Is Rapid Application Development applicable to my project?
- the budget and timeframes have to be known in advance.
- you do not have regular access to the users or they are not motivated to commit their time and energy
- the project requires a large team due to its scale, or an excessive amount of stakeholders
These conditions are often true for large business or governmental organizations. However, certain elements of RAD can be applied even in such cases. E.g. fixed price projects can budget for prototype stage and certain amount of changes. Prototype scope could be limited to the most uncertain parts, considering that you have relevant users on board.
On the other side, RAD approach works very well for small and medium businesses, or departmental projects, where business users own the budget and are motivated to get the results. A classic example is various Line of Business (LOB) applications - a general term describing applications developed to automate and run certain parts of business more efficiently.
Similarly, RAD is perfectly applicable to creating websites. These are typically small projects with a limited set of stakeholders, but involving them early is crucial as design is a very opinionated thing, and everyone will have something to say!
Rapid Application Development Tools
Design and Prototyping
Development is usually by far the most time consuming, expensive and uncertain part of creating an application. So, modern RAD platforms combine proven architecture, ready components implementing typical features, and of course tools facilitating rapid development. All of them help you deliver results quicker both at the Prototyping phase of the project and further during Construction.
Consulting firms like Gartner and Forrester keep introducing new terminology to distinguish between these platforms: Low/No Code Application Platforms (LCAP), High Productivity Application Platforms as a Service (HPAPaaS), Multi Experience Development Platforms (MXDP). However, ultimately all of them can be classified by their target audience.

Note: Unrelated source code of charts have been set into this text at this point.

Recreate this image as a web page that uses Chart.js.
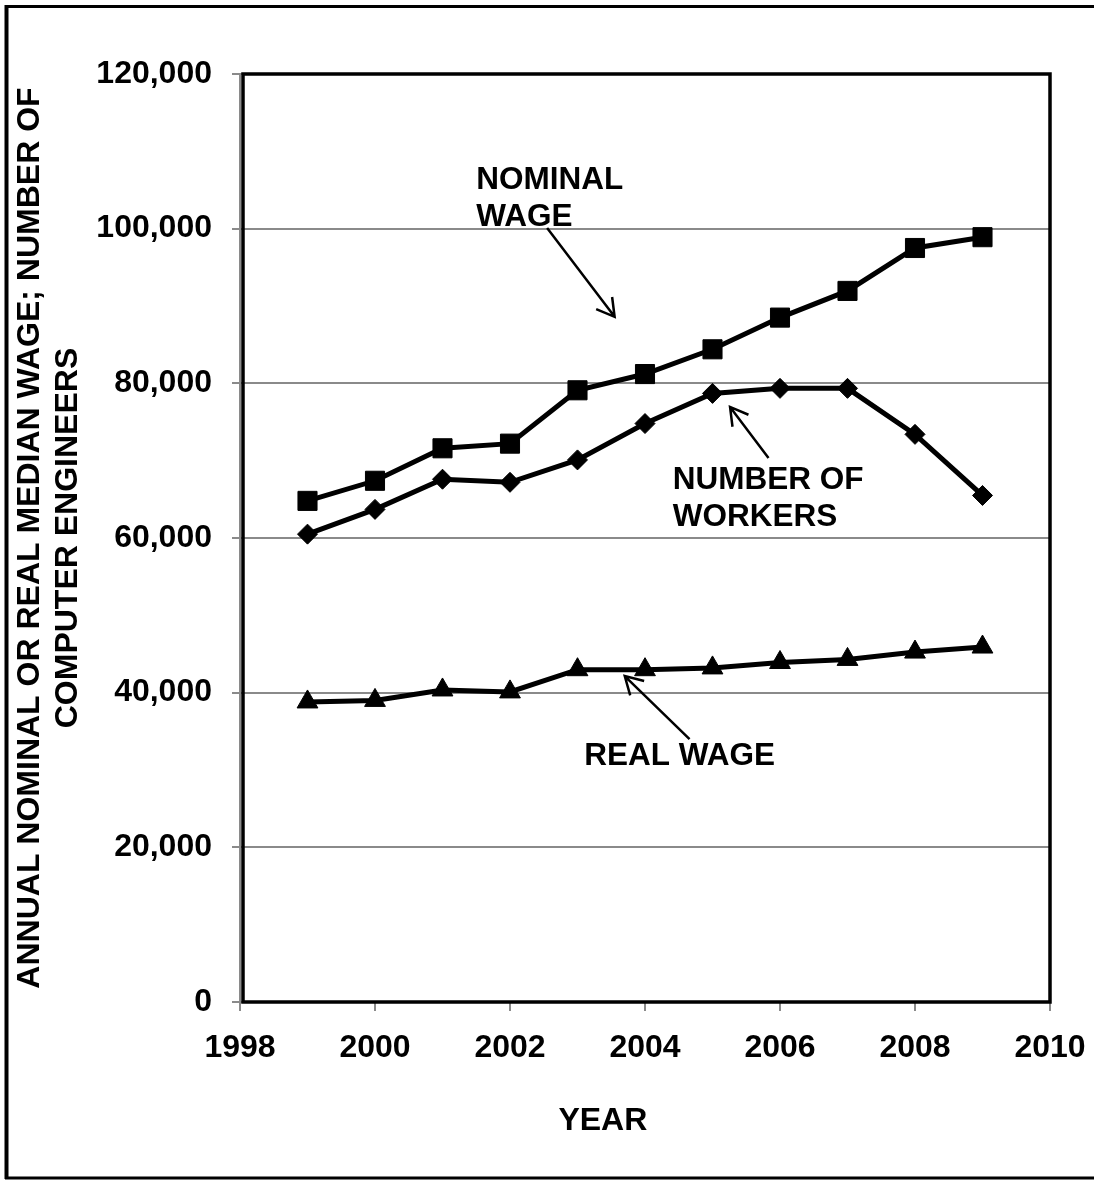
<!DOCTYPE html>
<html>
<head>
<meta charset="utf-8">
<script src="https://cdn.jsdelivr.net/npm/chart.js@4.4.0/dist/chart.umd.min.js"></script>
<style>
  html, body { margin: 0; padding: 0; background: #fff; }
  canvas { display: block; }
</style>
</head>
<body>
<canvas id="myChart" width="1094" height="1180"></canvas>
<script>
// Datos
const years = [1999, 2000, 2001, 2002, 2003, 2004, 2005, 2006, 2007, 2008, 2009];
const nominalWage = [64800, 67400, 71600, 72200, 79100, 81200, 84400, 88500, 91950, 97500, 98900];
const numberOfWorkers = [60500, 63700, 67600, 67200, 70100, 74800, 78700, 79350, 79350, 73400, 65500];
const realWage = [38800, 39000, 40350, 40100, 42970, 42970, 43200, 43900, 44300, 45250, 45900];

const yTitle = ['ANNUAL NOMINAL OR REAL MEDIAN WAGE; NUMBER OF', 'COMPUTER ENGINEERS'];
const xTitle = 'YEAR';
const seriesNames = ['NOMINAL WAGE', 'NUMBER OF WORKERS', 'REAL WAGE'];

const FONT = "'Liberation Sans', Arial, Helvetica, sans-serif";
const GRID = '#8a8a8a';

// Función para armar una serie (línea negra con marcadores)
function serie(label, values, style, radius) {
  return {
    label: label,
    data: years.map((y, i) => ({ x: y, y: values[i] })),
    borderColor: '#000',
    backgroundColor: '#000',
    borderWidth: 5,
    pointStyle: style,
    pointRadius: radius,
    pointHoverRadius: radius,
    pointBorderWidth: 1,
    tension: 0
  };
}

// Flechas con punta abierta
function drawArrow(ctx, x1, y1, x2, y2) {
  const ang = Math.atan2(y2 - y1, x2 - x1);
  const head = 20;
  ctx.beginPath();
  ctx.moveTo(x1, y1);
  ctx.lineTo(x2, y2);
  ctx.moveTo(x2 - head * Math.cos(ang - Math.PI / 6), y2 - head * Math.sin(ang - Math.PI / 6));
  ctx.lineTo(x2, y2);
  ctx.lineTo(x2 - head * Math.cos(ang + Math.PI / 6), y2 - head * Math.sin(ang + Math.PI / 6));
  ctx.stroke();
}

// Marco exterior, borde del área y anotaciones
const decoPlugin = {
  id: 'deco',
  beforeDraw(chart) {
    const ctx = chart.ctx;
    ctx.save();
    ctx.fillStyle = '#fff';
    ctx.fillRect(0, 0, chart.width, chart.height);
    ctx.strokeStyle = '#000';
    ctx.lineWidth = 4;
    ctx.beginPath();
    ctx.moveTo(6.5, 5);
    ctx.lineTo(6.5, 1179);
    ctx.stroke();
    ctx.lineWidth = 3;
    ctx.beginPath();
    ctx.moveTo(5, 6.5);
    ctx.lineTo(chart.width, 6.5);
    ctx.moveTo(5, 1178);
    ctx.lineTo(chart.width, 1178);
    ctx.stroke();
    ctx.restore();
  },
  beforeDatasetsDraw(chart) {
    const { ctx, chartArea: a } = chart;
    ctx.save();
    ctx.strokeStyle = '#000';
    ctx.lineWidth = 3.5;
    ctx.strokeRect(a.left + 3, a.top, a.right - a.left - 3, a.bottom - a.top);
    ctx.restore();
  },
  afterDraw(chart) {
    const { ctx, chartArea: a } = chart;
    const xs = chart.scales.x, ys = chart.scales.y;
    const px = v => xs.getPixelForValue(v);
    const py = v => ys.getPixelForValue(v);
    const notes = [
      { lines: ['NOMINAL', 'WAGE'], at: [2001.5, 106300], from: [2002.55, 100100], to: [2003.55, 88600] },
      { lines: ['NUMBER OF', 'WORKERS'], at: [2004.41, 67400], from: [2005.83, 70350], to: [2005.26, 76950] },
      { lines: ['REAL WAGE'], at: [2003.1, 31800], from: [2004.66, 34000], to: [2003.7, 42150] }
    ];
    ctx.save();
    ctx.fillStyle = '#000';
    ctx.strokeStyle = '#000';
    ctx.font = 'bold 31.5px ' + FONT;
    ctx.textAlign = 'left';
    ctx.textBaseline = 'middle';
    ctx.lineWidth = 2.5;
    notes.forEach(n => {
      n.lines.forEach((t, i) => ctx.fillText(t, px(n.at[0]), py(n.at[1]) + i * 37));
      drawArrow(ctx, px(n.from[0]), py(n.from[1]), px(n.to[0]), py(n.to[1]));
    });
    // Título del eje X
    ctx.font = 'bold 32px ' + FONT;
    ctx.textAlign = 'center';
    ctx.fillText(xTitle, a.left + 0.448 * (a.right - a.left), 1121);
    ctx.restore();
  }
};

const ctx = document.getElementById('myChart').getContext('2d');
new Chart(ctx, {
  type: 'line',
  data: {
    datasets: [
      serie(seriesNames[0], nominalWage, 'rect', 13.5),
      serie(seriesNames[1], numberOfWorkers, 'rectRot', 10),
      serie(seriesNames[2], realWage, 'triangle', 12)
    ]
  },
  options: {
    responsive: false,
    animation: false,
    events: [],
    layout: { padding: { top: 74, right: 44, bottom: 0, left: 0 } },
    plugins: {
      legend: { display: false },
      tooltip: { enabled: false }
    },
    scales: {
      x: {
        type: 'linear',
        min: 1998,
        max: 2010,
        afterFit(scale) {
          scale.height = 178;
          scale.paddingLeft = 0;
          scale.paddingRight = 0;
        },
        ticks: {
          stepSize: 2,
          color: '#000',
          padding: 18,
          font: { family: FONT, size: 32, weight: 'bold' },
          callback: v => String(v)
        },
        grid: { drawOnChartArea: false, drawTicks: true, tickLength: 9, color: GRID, lineWidth: 2 },
        border: { display: true, color: GRID, width: 2 }
      },
      y: {
        min: 0,
        max: 120000,
        afterFit(scale) {
          scale.width = 240;
          scale.paddingTop = 0;
          scale.paddingBottom = 0;
        },
        ticks: {
          stepSize: 20000,
          color: '#000',
          padding: 20,
          font: { family: FONT, size: 32, weight: 'bold' },
          callback: v => v.toLocaleString('en-US')
        },
        grid: { color: GRID, lineWidth: 2, tickLength: 8 },
        border: { display: true, color: GRID, width: 2 },
        title: {
          display: true,
          text: yTitle,
          color: '#000',
          padding: { top: 11, bottom: 0 },
          font: { family: FONT, size: 32, weight: 'bold', lineHeight: 1.2 }
        }
      }
    }
  },
  plugins: [decoPlugin]
});
</script>
</body>
</html>
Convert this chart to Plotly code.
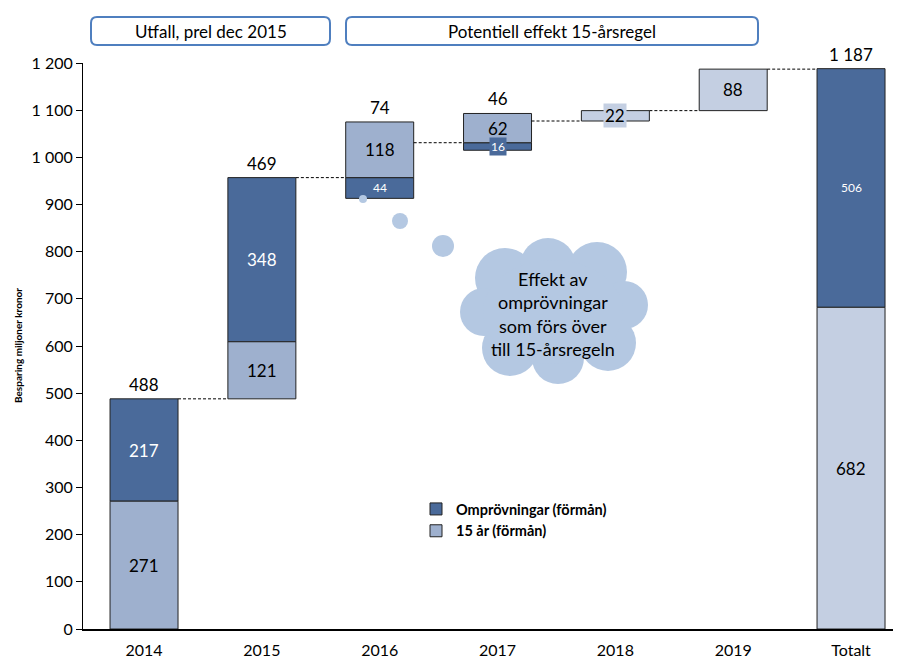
import plotly.graph_objects as go

# data
categories = ["2014", "2015", "2016", "2017", "2018", "2019", "Totalt"]
omprovningar = [217, 348, -44, -16, 0, 0]   # per year
femton_ar = [271, 121, 118, 62, 22, 88]     # per year
total_omprovningar = 506
total_femton_ar = 682

DARK = "#4A6A9A"
LIGHT = "#9EB0CE"
PALE = "#C4CFE2"
CLOUD = "#B4C8E2"
FONT = "Lato"

# page is rendered with an 8px body margin, so the figure is shrunk to fit
PAGE_W, PAGE_H, OFF = 901, 664, 8
W, H = PAGE_W - OFF, PAGE_H - OFF
AX_X, AX_TOP, AX_BOT = 83, 63, 629     # page pixels of plot area
L, T, B = AX_X - OFF, AX_TOP - OFF, PAGE_H - AX_BOT
PW, PH = W - L, H - T - B


def px_x(p):
    return (p - AX_X) / PW


def px_y(p):
    return (AX_BOT - p) / PH


def fmt(v):
    return f"{v:,}".replace(",", " ")


# waterfall bookkeeping
starts, nets = [], []
run = 0
for o, f in zip(omprovningar, femton_ar):
    starts.append(run)
    nets.append(o + f)
    run += o + f
grand_total = run

n_years = len(omprovningar)
tot_i = n_years
bw = 0.577

dark_x, dark_base, dark_h = [], [], []
light_x, light_base, light_h = [], [], []
pale_x, pale_base, pale_h = [], [], []
for i, (o, f) in enumerate(zip(omprovningar, femton_ar)):
    s = starts[i]
    if o == 0:
        pale_x.append(i); pale_base.append(s); pale_h.append(f)
        continue
    light_x.append(i); light_base.append(s); light_h.append(f)
    dark_x.append(i)
    dark_base.append(s + f if o > 0 else s + o)
    dark_h.append(abs(o))

pale_x.append(tot_i); pale_base.append(0); pale_h.append(total_femton_ar)
dark_x.append(tot_i); dark_base.append(total_femton_ar); dark_h.append(total_omprovningar)

fig = go.Figure()
fig.add_trace(go.Bar(x=dark_x, y=dark_h, base=dark_base, width=bw,
                     name="Omprövningar (förmån)", marker_color=DARK,
                     marker_line=dict(color="#222", width=1)))
fig.add_trace(go.Bar(x=light_x, y=light_h, base=light_base, width=bw,
                     name="15 år (förmån)", marker_color=LIGHT,
                     marker_line=dict(color="#222", width=1)))
fig.add_trace(go.Bar(x=pale_x, y=pale_h, base=pale_base, width=bw,
                     name="15 år", marker_color=PALE, showlegend=False,
                     marker_line=dict(color="#222", width=1)))

# connectors
ends = [s + nv for s, nv in zip(starts, nets)]
cx, cy = [], []
for i in range(n_years):
    cx += [i + bw / 2, i + 1 - bw / 2, None]
    cy += [ends[i], ends[i], None]
fig.add_trace(go.Scatter(x=cx, y=cy, mode="lines", showlegend=False,
                         hoverinfo="skip",
                         line=dict(color="black", width=1, dash="3px,2px")))

ann = []
# labels inside light / pale bars
for xs, bs, hs, col in [(light_x, light_base, light_h, LIGHT),
                        (pale_x, pale_base, pale_h, PALE)]:
    for x, b, h in zip(xs, bs, hs):
        small = h < 30
        ann.append(dict(x=x, y=b + h / 2, text=fmt(h), showarrow=False,
                        font=dict(family=FONT, size=17, color="black"),
                        bgcolor=col if small else None, borderpad=1))
# labels inside dark bars
for x, b, h in zip(dark_x, dark_base, dark_h):
    big = x < 2
    ann.append(dict(x=x, y=b + h / 2, text=fmt(h), showarrow=False,
                    font=dict(family=FONT, size=17 if big else 12, color="white"),
                    bgcolor=DARK if h < 30 else None, borderpad=1))
# net labels above two-part bars
for i in range(n_years):
    if omprovningar[i] == 0:
        continue
    top = max(starts[i] + femton_ar[i], starts[i] + nets[i])
    ann.append(dict(x=i, y=top, text=fmt(nets[i]), showarrow=False,
                    yanchor="bottom", yshift=2,
                    font=dict(family=FONT, size=17, color="black")))
ann.append(dict(x=tot_i, y=total_femton_ar + total_omprovningar, text=fmt(grand_total),
                showarrow=False, yanchor="bottom", yshift=2,
                font=dict(family=FONT, size=17, color="black")))

# y title
ann.append(dict(xref="paper", yref="paper", x=px_x(18), y=px_y(346),
                xanchor="center", yanchor="middle",
                text="<b>Besparing miljoner kronor</b>", textangle=-90,
                showarrow=False, font=dict(family=FONT, size=10, color="black")))

shapes = []


def rounded_box(x0, y0, x1, y1, r):
    X = lambda p: px_x(p)
    Y = lambda p: px_y(p)
    path = (f"M {X(x0 + r)},{Y(y0)} L {X(x1 - r)},{Y(y0)} "
            f"Q {X(x1)},{Y(y0)} {X(x1)},{Y(y0 + r)} L {X(x1)},{Y(y1 - r)} "
            f"Q {X(x1)},{Y(y1)} {X(x1 - r)},{Y(y1)} L {X(x0 + r)},{Y(y1)} "
            f"Q {X(x0)},{Y(y1)} {X(x0)},{Y(y1 - r)} L {X(x0)},{Y(y0 + r)} "
            f"Q {X(x0)},{Y(y0)} {X(x0 + r)},{Y(y0)} Z")
    return dict(type="path", xref="paper", yref="paper", path=path,
                line=dict(color="#4F7FBF", width=2), fillcolor="white")


for (x0, x1, label) in [(91, 330, "Utfall, prel dec 2015"),
                        (346, 758, "Potentiell effekt 15-årsregel")]:
    shapes.append(rounded_box(x0, 17, x1, 45, 6))
    ann.append(dict(xref="paper", yref="paper", x=px_x((x0 + x1) / 2), y=px_y(31),
                    xanchor="center", yanchor="middle",
                    text=label, showarrow=False,
                    font=dict(family=FONT, size=17, color="black")))


def circle(cxp, cyp, rx, ry=None):
    ry = rx if ry is None else ry
    return dict(type="circle", xref="paper", yref="paper",
                x0=px_x(cxp - rx), x1=px_x(cxp + rx),
                y0=px_y(cyp + ry), y1=px_y(cyp - ry),
                fillcolor=CLOUD, line=dict(width=0), layer="above")


# thought bubbles and cloud
for c in [(363, 199, 4), (400, 221, 8), (443, 246, 11)]:
    shapes.append(circle(*c))
for c in [(505, 278, 30), (548, 266, 28), (597, 272, 30), (624, 305, 24),
          (608, 343, 28), (558, 358, 26), (510, 348, 28), (484, 312, 24),
          (553, 312, 70, 52)]:
    shapes.append(circle(*c))
ann.append(dict(xref="paper", yref="paper", x=px_x(553), y=px_y(314),
                xanchor="center", yanchor="middle",
                text="Effekt av<br>omprövningar<br>som förs över<br>till 15-årsregeln",
                showarrow=False, align="center",
                font=dict(family=FONT, size=18, color="black")))

fig.update_layout(
    width=W, height=H,
    margin=dict(l=L, r=0, t=T, b=B, autoexpand=False),
    barmode="overlay",
    plot_bgcolor="white", paper_bgcolor="white",
    separators=", ",
    font=dict(family=FONT, color="black"),
    annotations=ann, shapes=shapes,
    legend=dict(x=px_x(416), y=px_y(493), xanchor="left", yanchor="top",
                font=dict(family=FONT, size=14.5, color="black", weight="bold"),
                bgcolor="rgba(0,0,0,0)", tracegroupgap=4),
    xaxis=dict(range=[-0.518, 6.424], tickvals=list(range(len(categories))),
               ticktext=categories, showgrid=False, zeroline=False,
               showline=True, linecolor="black", linewidth=2, ticks="",
               ticklabelstandoff=6, tickfont=dict(family=FONT, size=16)),
    yaxis=dict(range=[0, 1200], dtick=100, showgrid=False, zeroline=False,
               showline=True, linecolor="black", linewidth=1, ticks="outside",
               ticklen=6, tickcolor="black", tickformat=",d",
               tickfont=dict(family=FONT, size=16)),
)

fig.write_html("out.html")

Low Code / No Code Platforms
These platforms leverage the speed and joy of software development mostly by providing higher-level API and code generation - so developers are kept away from repeating boilerplate code and typical functionality.
Embarcadero RAD Studio, previously known as Borland Delphi, is one of the pioneers in this space, famous for its visual UI designer. It appeared before the web era and is still applicable only for desktop and mobile applications.
Other platforms focus on the web as it is a dominant channel for interaction with end-users these days. For example, at Jmix we try to join the convenience and speed of visual data model and interface design with the power of modern open source technologies. Such approach not only boosts prototyping speed, but also enables you to grow your prototype into a full-featured enterprise application with a solid and scalable architecture. You can get a feel of how it works in several minutes by following the Quick Start video on our website.
Rapid Application Development is one of the development methodologies following the agile philosophy. The key principle of RAD is a close engagement of end users and fast, iterative prototyping based on user feedback. When the users are happy, the focus is shifted to the delivery of production-ready software.
Choosing the right tool(s) is critical to ensure fast prototyping and thus the successful implementation of RAD methodology in a project. Luckily, there is a wide choice of tools and platforms aimed at different types of applications, stages of a project and team skillset.
RAD is an old concept, but today it is experiencing a renaissance following the trends of digital transformation and the push towards faster time to market. For the right types of projects and team setup, RAD methodology helps to achieve better user satisfaction with reduced risks and in shorter timeframes.